Thursday, May 31, 2012

A Positive Surprise Ahead for the Euro?

Longtime followers of my investment views are well aware of my skepticism of the conventional wisdom.  Given that, I can't help being intrigued by the possibility that the Euro and European stocks could actually rise in price.

Media coverage of the European government-debt crisis has been extensive and ongoing for many months.  I can't imagine that even the most casual observer or market participant is not aware of the risks to the currency, European nations, and the global financial system.  That doesn't mean that the risks are not grave.  They are.  But markets move when developments differ from expectations, and expectations are now extremely gloomy for Europe.
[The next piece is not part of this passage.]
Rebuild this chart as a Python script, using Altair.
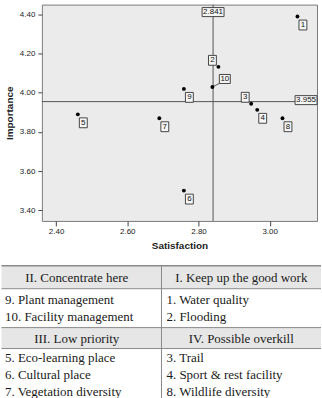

Bloomberg News reported the other day that China's sovereign wealth fund stopped buying government bonds in Europe recently, and that other governments have moved away from European government bonds.  Bloomberg even suggested that there is now a shortage of U.S. Dollars as a result of the shift in demand toward U.S. assets.  

It wasn't so long ago that the money-printing policies of Alan Greenspan and his successor, Ben Bernanke, were thought to cause a glut of dollars and result in an inexorable decline in the value of the dollar.  Instead, the U.S. Dollar Index has risen 12% over the past year compared to a basket of foreign currencies.  Go figure.

Along with such bleak news reports about Europe, there is now a record short position in the Euro among speculators in the currency markets.  It seems that everyone is now lined up against the Euro.

Along with my recent suggestion to begin moving out of U.S. Treasury securities and into some leading European stocks, one might even consider the risk/reward of going long the Euro.